= Lord Kenya =

Ghanaian evangelist

Kainya (born 19 September 1978), known as Lord Kenya, is a former Ghanaian hiplife artist who is currently an evangelist. He is best known for his hits such as "Enyom No" and "Medo."

==About==
Lord Kenya was born to an Nzema father from Sanzule and an Asante mother from Fumesua in Kumasi both in Ghana. Lord Kenya's father was the late Nana Akpor Kainya. He earned the name Lord Kenya. As of October 18, 2010 Lord Kenya turned away from becoming an artist to actually becoming an evangelist. Before turning into an evangelist, the award winning hiplife star struggled with a severe 10 year drug addiction. During Lord kenya's public declaration of his testitimony about his concaine usage, he made mention of the fact that he used to be a cocaine user. He was dealing in drug usage for about 11 years. According to him, the cocaine usage begun when he was about to release his album "Sika Ba". His concaine usage begun when his friend introduced him to drug usage. In an attempt to influence lord kenya in doing drugs, his friend made it clear to him that an individual can not become a super star without drug usage. As of 2026, Lord kenya is now an active founder of the face of grace covenant temple in Ahodwo, Kumasi in 2026. Lord Kenya's hobbies were writing and performing literature-based rap music.

==Education==
He began his primary education at Central International School and had his secondary education at Anglican Senior High School, Kumasi in the Ashanti Region and Nkwatia Secondary School in the Eastern Region of Ghana. He then did his sixth form at the Mpraeso Secondary School in the Eastern Region of Ghana. At the Kumasi Anglican Senior High School, he was the 400m and 110m hurdles top athlete.

==Career==
Lord Kenya's desire to become a professional musician began at age 17, although he was familiarized with music right after birth. His parents desire was for him to practice law but a performance at his father's birthday party made the party's audience appreciate his singing talent. He joined Slip Music in 1998. In 1998 he also released his debut album Sika Card which instantly became one of the nations hits. He has seven albums to his credit; these are: Sika Card (1998), Sika Baa (1998), Yeesom Sika (which topped charts in Ghana) (2001), Sika Mpo Fane Ho (2002), Akasieni (2004), Born Again (2006) and God Dey (2008).

==Awards==
Lord Kenya was nominated as the Artist of the Year while the title track of his second album Sika Baa also nominated as Rap Music of the Year at the first Ghana Music Awards. He is the winner of the Hiplife Album of the Year at the Ghana Music Award 2001 and Best Ghanaian Rap Music Award at the Anansekrom Festival in Canada 2000, as well as a string of nominations elsewhere. The albums Sika Baa (1999) and Yeesom Sika (2001) are Lord Kenya's albums which secured his status as a legendary figure in Ghanaian hiplife. On October 28, 2010 award winning Ghanaian hiplife artist lord kenya gave up secular music to become an evangelist after a said spiritual experience.
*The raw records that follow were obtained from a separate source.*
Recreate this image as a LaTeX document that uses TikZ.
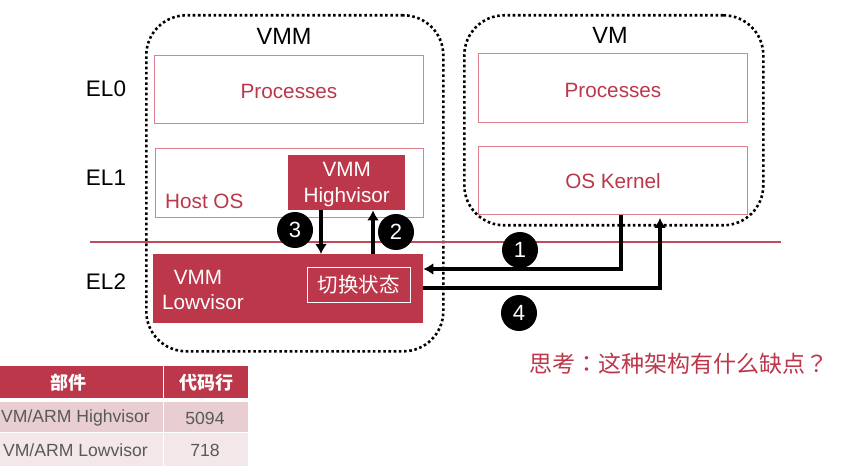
\documentclass[tikz,border=0pt]{standalone}
\usepackage{fontspec}
\setmainfont{Liberation Sans}
\newfontfamily\cjk{Noto Sans CJK SC}
\newfontfamily\cjkp{Noto Sans CJK TC}
\usetikzlibrary{arrows.meta,calc}
\definecolor{mainred}{HTML}{BC374A}
\definecolor{edgepink}{HTML}{DD7F8C}
\definecolor{rulered}{HTML}{C04A5A}
\definecolor{rowa}{HTML}{E8CDD1}
\definecolor{rowb}{HTML}{F4E7E9}
\definecolor{tabletext}{HTML}{595959}
\newcommand{\fs}[1]{\fontsize{#1}{#1}\selectfont}
\tikzset{
  x=1pt,y=-1pt,
  region/.style={draw=black,line width=2.6pt,dash pattern=on 2.6pt off 2.6pt,rounded corners=40pt,rectangle,inner sep=0pt,anchor=north west},
  outlinebox/.style={draw=edgepink,line width=1pt,fill=white,rectangle,inner sep=0pt,anchor=north west},
  solidbox/.style={fill=mainred,rectangle,inner sep=0pt,anchor=north west},
  redtext/.style={text=mainred,font=\fs{20.7},inner sep=0pt},
  whitetext/.style={text=white,font=\fs{20.7},align=center,inner sep=0pt},
  lvl/.style={text=black,font=\fs{22.5},inner sep=0pt},
  titletext/.style={text=black,font=\fs{23.5},inner sep=0pt},
  badge/.style={circle,fill=black,text=white,minimum size=36pt,inner sep=0pt,font=\fs{22}},
  flow/.style={draw=black,line width=3.2pt,-{Latex[length=10pt,width=12pt]}},
  cell/.style={rectangle,inner sep=0pt,anchor=north west},
  celltext/.style={text=tabletext,font=\fs{17.6},inner sep=0pt},
  headtext/.style={text=white,font=\cjk\bfseries\fs{18},inner sep=0pt},
}
\begin{document}
\begin{tikzpicture}
\useasboundingbox (0,0) rectangle (855,468);
\fill[white] (0,0) rectangle (855,468);
% regions
\node[region,minimum width=297pt,minimum height=336pt] (vmm) at (145,14) {};
\node[region,minimum width=299pt,minimum height=210pt] (vm) at (463,14) {};
\node[titletext] (vmmt) at (284,36) {VMM};
\node[titletext] (vmt) at (610,35) {VM};
% level labels
\node[lvl] (el0) at (106,89) {EL0};
\node[lvl] (el1) at (106,178) {EL1};
\node[lvl] (el2) at (106,282) {EL2};
% boxes
\node[outlinebox,minimum width=269pt,minimum height=68pt] (procA) at (154,55) {};
\node[redtext] at ($(procA.center)+(0,2)$) {Processes};
\node[outlinebox,minimum width=268pt,minimum height=69pt] (host) at (155,148) {};
\node[redtext,anchor=west] (hostt) at (165,201) {Host OS};
\node[solidbox,minimum width=117pt,minimum height=55pt] (high) at (288,155) {};
\node[whitetext] (hight) at ($(high.center)+(0,2)$) {VMM\\[5pt]Highvisor};
\node[outlinebox,minimum width=269pt,minimum height=69pt] (procB) at (478,53) {};
\node[redtext] at ($(procB.center)+(0,2)$) {Processes};
\node[outlinebox,minimum width=269pt,minimum height=68pt] (kern) at (478,146) {};
\node[redtext] at ($(kern.center)+(0,1)$) {OS Kernel};
% rule
\coordinate (ruleL) at (90,242);
\coordinate (ruleR) at (781,242);
\draw[rulered,line width=2.5pt] (ruleL) -- (ruleR);
% lowvisor
\node[solidbox,minimum width=270pt,minimum height=69pt] (low) at (153,254) {};
\node[whitetext] (lowa) at (198,277) {VMM};
\node[whitetext] (lowb) at (203,302) {Lowvisor};
\node[draw=white,line width=0.8pt,rectangle,inner sep=0pt,anchor=north west,minimum width=103pt,minimum height=35pt,text=white,font=\cjk\fs{20.5}] (sw) at (307,267) {切换状态};
% connectors
\coordinate (a3) at (321,0);
\coordinate (a2) at (373,0);
\coordinate (a1) at (621,0);
\coordinate (a4) at (660,0);
\coordinate (y1) at (0,269);
\coordinate (y4) at (0,288);
\coordinate (k4) at (660,218);
\draw[flow] (high.south -| a3) -- (low.north -| a3);
\draw[flow] (low.north -| a2) -- (high.south -| a2);
\draw[flow] (kern.south -| a1) -- (a1 |- y1) -- (low.east |- y1);
\draw[flow] (low.east |- y4) -- (a4 |- y4) -- (k4);
% badges
\node[badge] (b3) at (295,230) {3};
\node[badge] (b2) at (396,232) {2};
\node[badge] (b1) at (520,250) {1};
\node[badge] (b4) at (519,313) {4};
% thought
\node[text=mainred,font=\cjk\fs{23},inner sep=0pt] (q) at (679,364) {思考{\cjkp ：}这种架构有什么缺点{\cjkp ？}};
% table
\node[cell,fill=mainred,minimum width=163pt,minimum height=32pt] (h1) at (0,366) {};
\node[cell,fill=mainred,minimum width=84pt,minimum height=32pt] (h2) at (164,366) {};
\node[cell,fill=rowa,minimum width=163pt,minimum height=30pt] (r1a) at (0,402) {};
\node[cell,fill=rowa,minimum width=84pt,minimum height=30pt] (r1b) at (164,402) {};
\node[cell,fill=rowb,minimum width=163pt,minimum height=33pt] (r2a) at (0,433) {};
\node[cell,fill=rowb,minimum width=84pt,minimum height=33pt] (r2b) at (164,433) {};
\node[headtext] at (68,383) {部件};
\node[headtext] at (206,383) {代码行};
\node[celltext,anchor=east] at (150,418) {VM/ARM Highvisor};
\node[celltext] at (205,418) {5094};
\node[celltext,anchor=east] at (148,450) {VM/ARM Lowvisor};
\node[celltext] at (205,450) {718};
\end{tikzpicture}
\end{document}
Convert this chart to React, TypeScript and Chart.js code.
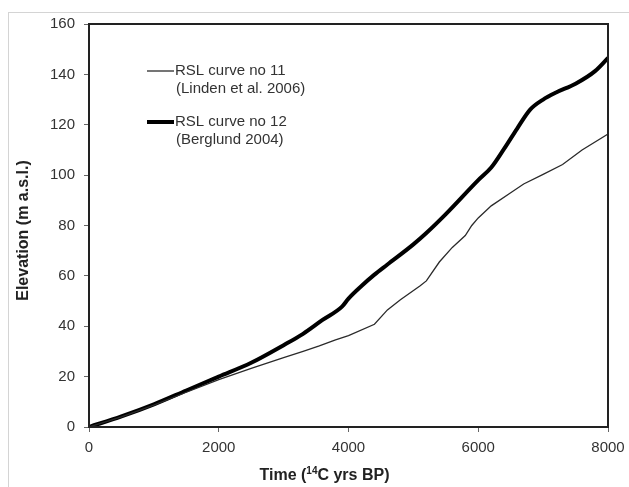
import React, { useEffect, useRef } from "react";
import { Chart, registerables } from "chart.js";

Chart.register(...registerables);

// RSL curve no 11 (Linden et al. 2006)
const lindenYears = [0, 500, 1000, 1500, 2000, 2500, 3000, 3300, 3550, 3800, 4000, 4400, 4600, 4800, 5100, 5200, 5400, 5600, 5800, 5900, 6000, 6200, 6500, 6700, 7000, 7300, 7600, 8000];
const lindenElev = [0, 4, 8.7, 13.8, 18.8, 23.3, 27.5, 30, 32.2, 34.6, 36.3, 40.8, 46.5, 50.5, 56, 58, 65.5, 71.3, 76, 80, 83, 87.8, 93, 96.5, 100.3, 104.2, 110, 116.3];

// RSL curve no 12 (Berglund 2004)
const berglundYears = [0, 500, 1000, 1500, 2000, 2500, 3000, 3300, 3600, 3900, 4000, 4200, 4400, 4600, 5000, 5200, 5500, 6000, 6200, 6400, 6600, 6800, 7000, 7200, 7500, 7800, 8000];
const berglundElev = [0, 4.2, 9, 14.5, 20, 25.5, 32.5, 37, 42.5, 47.8, 51, 56, 60.5, 64.5, 72.5, 77, 84.5, 98, 103, 110.5, 118.5, 126, 130, 132.8, 136.3, 141.3, 146.5];

const seriesNames = ["RSL curve no 11", "RSL curve no 12"];
const seriesRefs = ["(Linden et al. 2006)", "(Berglund 2004)"];

const xTicks = [0, 2000, 4000, 6000, 8000];
const yTicks = [0, 20, 40, 60, 80, 100, 120, 140, 160];

const yTitle = "Elevation (m a.s.l.)";

const FONT = "'Liberation Sans', Arial, sans-serif";

export default function App() {
  const ref = useRef<HTMLCanvasElement | null>(null);

  useEffect(() => {
    if (!ref.current) return;

    const framePlugin = {
      id: "frameAndLegend",
      afterDraw(chart: any) {
        const { ctx, chartArea } = chart;
        const { left, top, right, bottom } = chartArea;
        ctx.save();
        // frame
        ctx.strokeStyle = "#222";
        ctx.lineWidth = 2;
        ctx.strokeRect(left, top, right - left, bottom - top);

        // legend
        ctx.font = `15px ${FONT}`;
        ctx.fillStyle = "#333";
        ctx.textBaseline = "middle";
        ctx.textAlign = "left";
        const rows = [47, 98];
        chart.data.datasets.forEach((ds: any, i: number) => {
          const y = top + rows[i];
          ctx.beginPath();
          ctx.strokeStyle = ds.borderColor;
          ctx.lineWidth = ds.borderWidth;
          ctx.moveTo(left + 58, y);
          ctx.lineTo(left + 85, y);
          ctx.stroke();
          ctx.fillText(seriesNames[i], left + 86, y);
          ctx.fillText(seriesRefs[i], left + 87, y + 18);
        });

        // y axis title
        ctx.save();
        ctx.translate(15, (top + bottom) / 2 + 5);
        ctx.rotate(-Math.PI / 2);
        ctx.font = `bold 16px ${FONT}`;
        ctx.fillStyle = "#222";
        ctx.textAlign = "center";
        ctx.textBaseline = "middle";
        ctx.fillText(yTitle, 0, 0);
        ctx.restore();

        // x axis title with superscript
        const cx = (left + right) / 2 - 24;
        const ty = bottom + 47;
        const p1 = "Time (";
        const sup = "14";
        const p2 = "C yrs BP)";
        ctx.fillStyle = "#222";
        ctx.font = `bold 16px ${FONT}`;
        const w1 = ctx.measureText(p1).width;
        const w3 = ctx.measureText(p2).width;
        ctx.font = `bold 10px ${FONT}`;
        const w2 = ctx.measureText(sup).width;
        let x = cx - (w1 + w2 + w3) / 2;
        ctx.textBaseline = "alphabetic";
        ctx.textAlign = "left";
        ctx.font = `bold 16px ${FONT}`;
        ctx.fillText(p1, x, ty + 6);
        x += w1;
        ctx.font = `bold 10px ${FONT}`;
        ctx.fillText(sup, x, ty - 0);
        x += w2;
        ctx.font = `bold 16px ${FONT}`;
        ctx.fillText(p2, x, ty + 6);
        ctx.restore();
      },
    };

    const chart = new Chart(ref.current, {
      type: "line",
      data: {
        datasets: [
          {
            label: seriesNames[0],
            data: lindenYears.map((x, i) => ({ x, y: lindenElev[i] })),
            borderColor: "#2a2a2a",
            borderWidth: 1.3,
            pointRadius: 0,
            tension: 0,
            fill: false,
          },
          {
            label: seriesNames[1],
            data: berglundYears.map((x, i) => ({ x, y: berglundElev[i] })),
            borderColor: "#000",
            borderWidth: 4,
            pointRadius: 0,
            cubicInterpolationMode: "monotone",
            fill: false,
          },
        ],
      },
      options: {
        responsive: false,
        animation: false,
        events: [],
        layout: { padding: { top: 11, right: 21, left: 0, bottom: 0 } },
        plugins: {
          legend: { display: false },
          tooltip: { enabled: false },
        },
        scales: {
          x: {
            type: "linear",
            min: 0,
            max: 8000,
            afterBuildTicks: (s: any) => {
              s.ticks = xTicks.map((v) => ({ value: v }));
            },
            afterFit: (s: any) => {
              s.height = 60;
              s.paddingLeft = 0;
              s.paddingRight = 0;
            },
            ticks: {
              font: { family: FONT, size: 15 },
              color: "#333",
              padding: 7,
              maxRotation: 0,
              callback: (v: any) => String(v),
            },
            grid: {
              drawOnChartArea: false,
              drawTicks: true,
              tickLength: 5,
              color: "#666",
            },
            border: { display: false },
          },
          y: {
            min: 0,
            max: 160,
            afterBuildTicks: (s: any) => {
              s.ticks = yTicks.map((v) => ({ value: v }));
            },
            afterFit: (s: any) => {
              s.width = 80;
              s.paddingTop = 0;
              s.paddingBottom = 0;
            },
            ticks: {
              font: { family: FONT, size: 15 },
              color: "#333",
              padding: 9,
              callback: (v: any) => String(v),
            },
            grid: {
              drawOnChartArea: false,
              drawTicks: true,
              tickLength: 5,
              color: "#666",
            },
            border: { display: false },
          },
        },
      },
      plugins: [framePlugin],
    });

    return () => chart.destroy();
  }, []);

  return (
    <div style={{ position: "absolute", left: 0, top: 0, width: 629, height: 487, overflow: "hidden" }}>
      <div
        style={{
          position: "absolute",
          left: 8,
          top: 12,
          borderTop: "1px solid #d4d4d4",
          borderLeft: "1px solid #d4d4d4",
          width: 620,
          height: 474,
        }}
      >
        <canvas ref={ref} width={620} height={474} style={{ display: "block" }} />
      </div>
    </div>
  );
}
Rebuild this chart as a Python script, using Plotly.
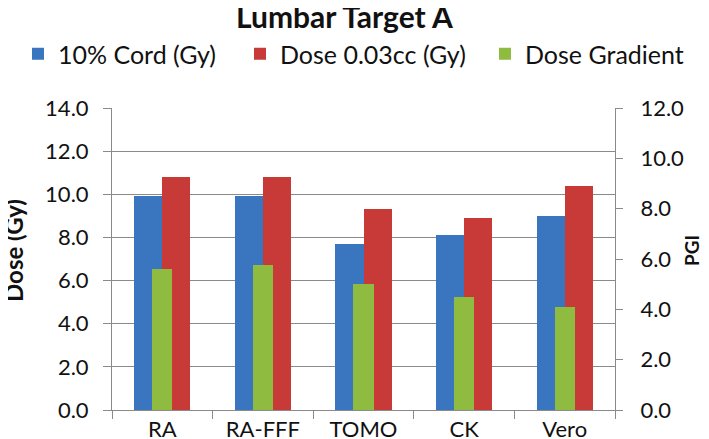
import plotly.graph_objects as go

categories = ["RA", "RA-FFF", "TOMO", "CK", "Vero"]
cord_10 = [9.9, 9.9, 7.7, 8.1, 9.0]
dose_003cc = [10.8, 10.8, 9.3, 8.9, 10.4]
dose_gradient = [5.6, 5.75, 5.0, 4.5, 4.1]
left_ticks = [0, 2, 4, 6, 8, 10, 12, 14]
right_ticks = [0, 2, 4, 6, 8, 10, 12]

FONT = "Lato"
W, H = 709, 439
PL, PR, PT, PB = 104, 607, 100, 402
PW, PH = PR - PL, PB - PT
bw = 0.28

def px_x(x):
    return (x - PL) / PW

def px_y(y):
    return (PB - y) / PH

fig = go.Figure()
fig.add_trace(go.Bar(x=categories, y=cord_10, name="10% Cord (Gy)",
                     marker=dict(color="#3A75C0", line=dict(width=0)),
                     width=bw, offset=-bw, yaxis="y", legend="legend"))
fig.add_trace(go.Bar(x=categories, y=dose_003cc, name="Dose 0.03cc (Gy)",
                     marker=dict(color="#C73A38", line=dict(width=0)),
                     width=bw, offset=0, yaxis="y", legend="legend2"))
fig.add_trace(go.Bar(x=categories, y=dose_gradient, name="Dose Gradient",
                     marker=dict(color="#8FBC40", line=dict(width=0)),
                     width=0.2, offset=-0.1, yaxis="y2", legend="legend3"))

def leg(xpx):
    return dict(orientation="h", x=xpx / W, xanchor="left", xref="container",
                y=1 - 46 / H, yanchor="middle", yref="container",
                font=dict(family=FONT, size=25, color="#111"), itemwidth=30,
                bgcolor="rgba(0,0,0,0)")

grid = "#8a8a8a"
fig.update_layout(
    width=W, height=H,
    margin=dict(l=PL, r=W - PR, t=PT, b=H - PB),
    paper_bgcolor="white", plot_bgcolor="white",
    font=dict(family=FONT, size=21, color="#111"),
    showlegend=True,
    legend=leg(10), legend2=leg(232), legend3=leg(477),
    bargap=0, barmode="overlay",
    xaxis=dict(showline=True, linecolor=grid, linewidth=1, automargin=False,
               ticks="outside", tickson="boundaries", ticklen=8, tickcolor=grid,
               showgrid=False, tickfont=dict(size=22), ticklabelstandoff=0),
    yaxis=dict(range=[0, 14], tickvals=left_ticks, tickformat=".1f", automargin=False,
               showline=True, linecolor=grid, linewidth=1,
               ticks="outside", ticklen=8, tickcolor=grid,
               showgrid=True, gridcolor=grid, gridwidth=1,
               zeroline=False, tickfont=dict(size=22), ticklabelstandoff=10),
    yaxis2=dict(range=[0, 12], tickvals=right_ticks, tickformat=".1f", automargin=False,
                overlaying="y", side="right",
                showline=True, linecolor=grid, linewidth=1,
                ticks="outside", ticklen=7, tickcolor=grid,
                showgrid=False, zeroline=False, tickfont=dict(size=22),
                ticklabelstandoff=13),
    annotations=[
        dict(text="<b>Lumbar Target A</b>", xref="paper", yref="paper",
             x=px_x(336), y=px_y(8), xanchor="center", yanchor="middle",
             showarrow=False, font=dict(family=FONT, size=30, color="#111")),
        dict(text="<b>Dose (Gy)</b>", textangle=-90, xref="paper", yref="paper",
             x=px_x(5), y=px_y(243), xanchor="center", yanchor="middle",
             showarrow=False, font=dict(family=FONT, size=24, color="#111")),
        dict(text="<b>PGI</b>", textangle=-90, xref="paper", yref="paper",
             x=px_x(683), y=px_y(243), xanchor="center", yanchor="middle",
             showarrow=False, font=dict(family=FONT, size=19, color="#111")),
    ],
)
fig.write_html("out.html")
== Conversion and ministry ==
He had an encounter with the Holy Spirit on 28 October 2010 and has not looked back ever since. He is the leader of the Face of Grace Covenant Temple at Ahodwo in Kumasi. He launched his Gospel album 'Christlife' in 2011. He has given up the rights to his hiplife albums and has no interest in their royalties. The switch was not easy in the beginning, especially with his financial status but he was happy with his new life because it would save his soul.